Jan 11, 2018
Boardriders backs Billabong acquisition with $600 million of loans
Jan 11, 2018
The acquisition, announced on January 4, comes roughly two years after California-based Boardriders - formerly known as Quiksilver - emerged from a five-month stint in bankruptcy court precipitated by competition and operational issues that plagued performance.
The designer and distributor of brands including Quiksilver, Roxy and DC Shoes filed for Chapter 11 bankruptcy protection in September 2015 and transferred control to US private equity firm Oaktree Capital Management, its largest debtholder, as part of the restructuring process.
The investment firm currently holds 19% of Billabong, owner of the eponymous brand as well as RVCA, Element, VonZipper and Xcel. Oaktree received the stake in connection with a rescue financing package it provided to Billabong in 2013 along with US private equity firm Centerbridge Partners, which currently owns 19.2%.
Boardriders’ new debt will include a US$150m asset-based revolving credit facility and a $450 million term loan with a first priority claim, the sources said.
Bank of America Merrill Lynch will arrange the revolving credit facility, the sources said. Deutsche Bank will lead the term loan alongside BAML and Macquarie Capital.
Proceeds will be used to fund the Billabong acquisition and refinance debt at both companies.
BAML, Deutsche Bank, Macquarie and Oaktree declined to comment.
Boardriders is buying Billabong for an enterprise value of A$380m, or a multiple of 7.4 times Billabong’s pro forma 2017 Ebitda, or earnings before interest, tax, depreciation and amortization, according to a Billabong press release. The valuation is equivalent to roughly $300 million.

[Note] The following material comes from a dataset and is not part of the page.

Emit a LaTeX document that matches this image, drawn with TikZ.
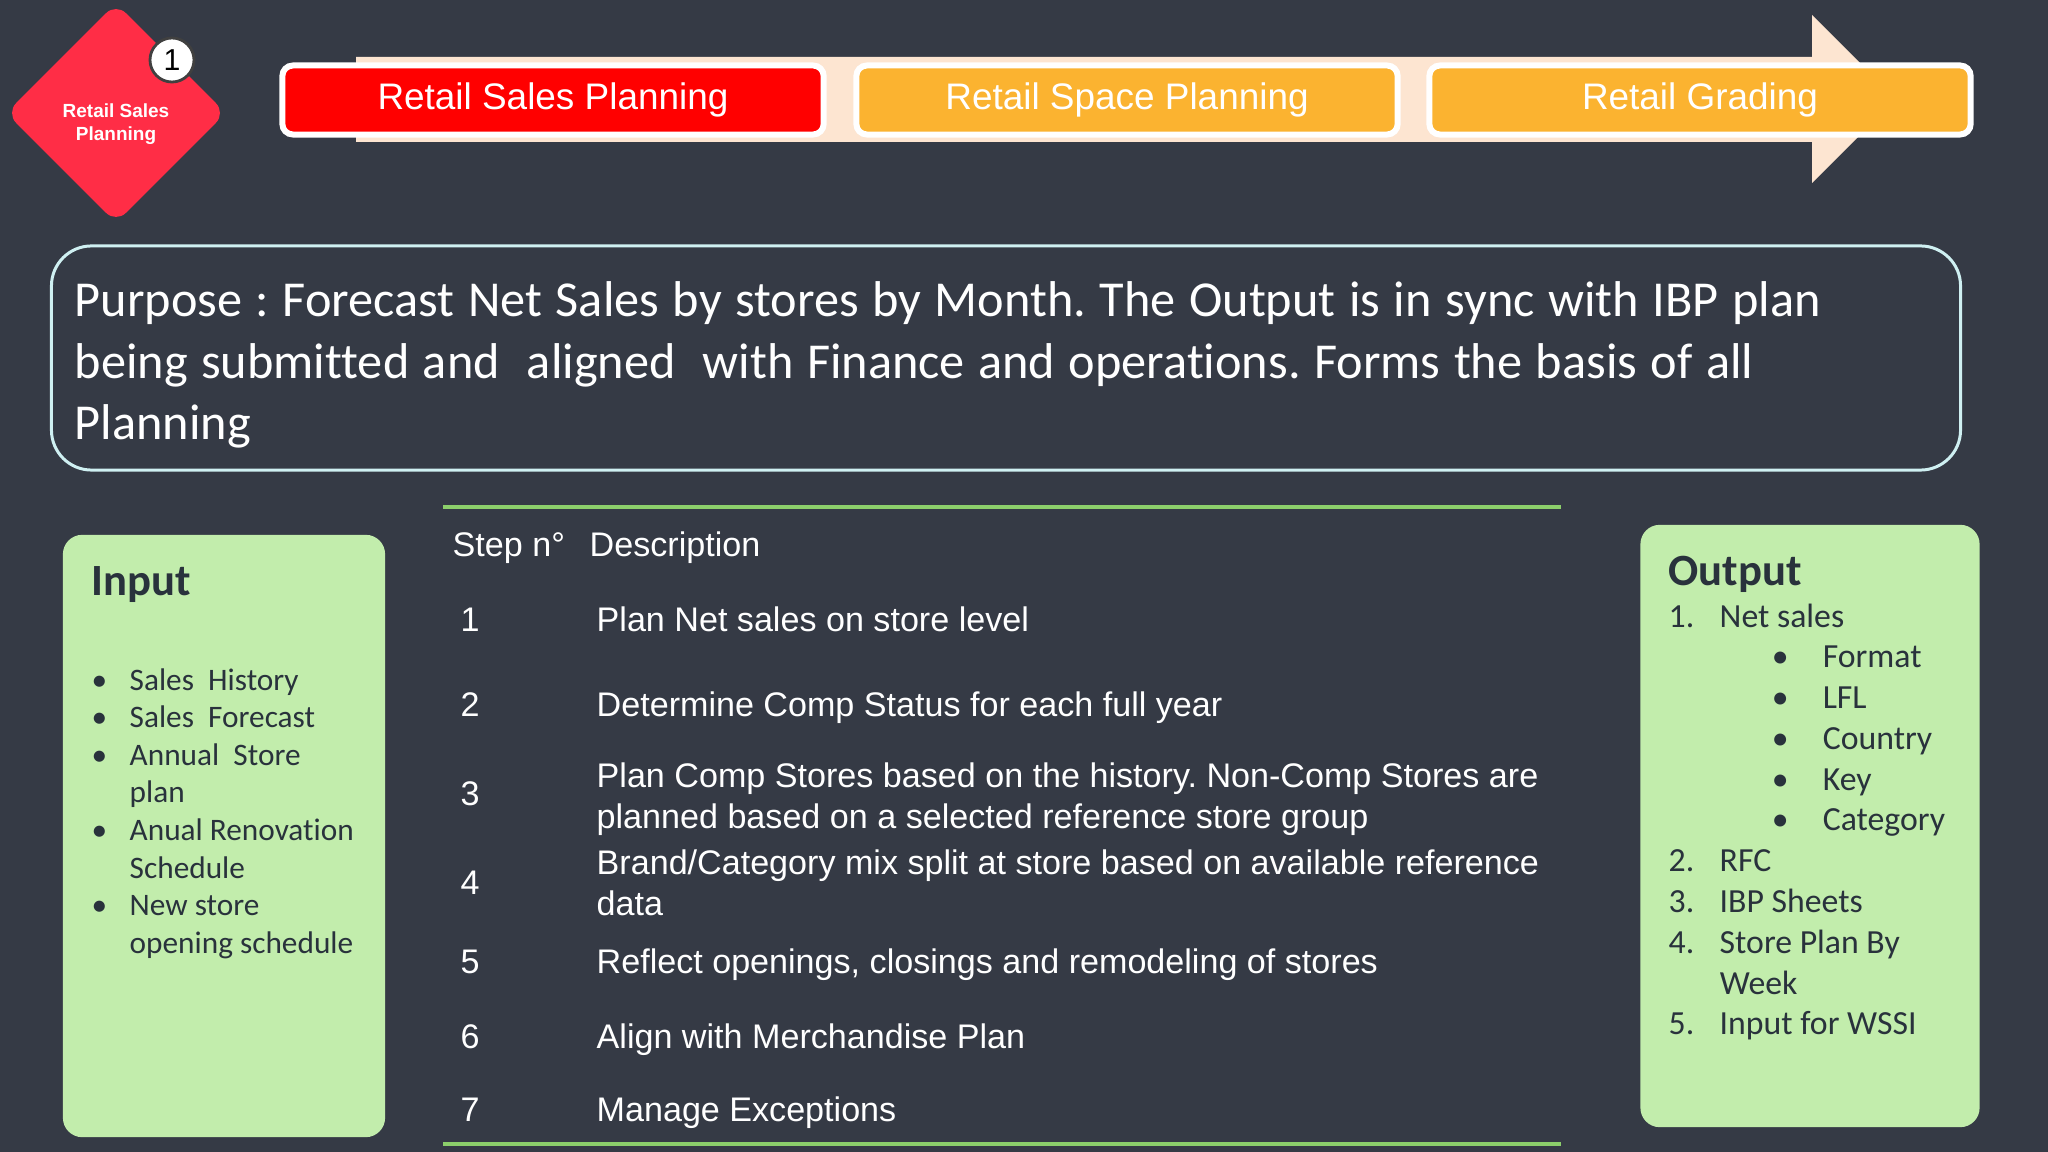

The combined company’s Ebitda will total roughly $100 million, not accounting for synergies arising from the merger, two of the sources said.
Syndication of the financing is likely to begin in March, although timing is dependent on factors influencing the transaction such as shareholder, court and regulatory approval, the same sources said.
The deal is expected to close in April.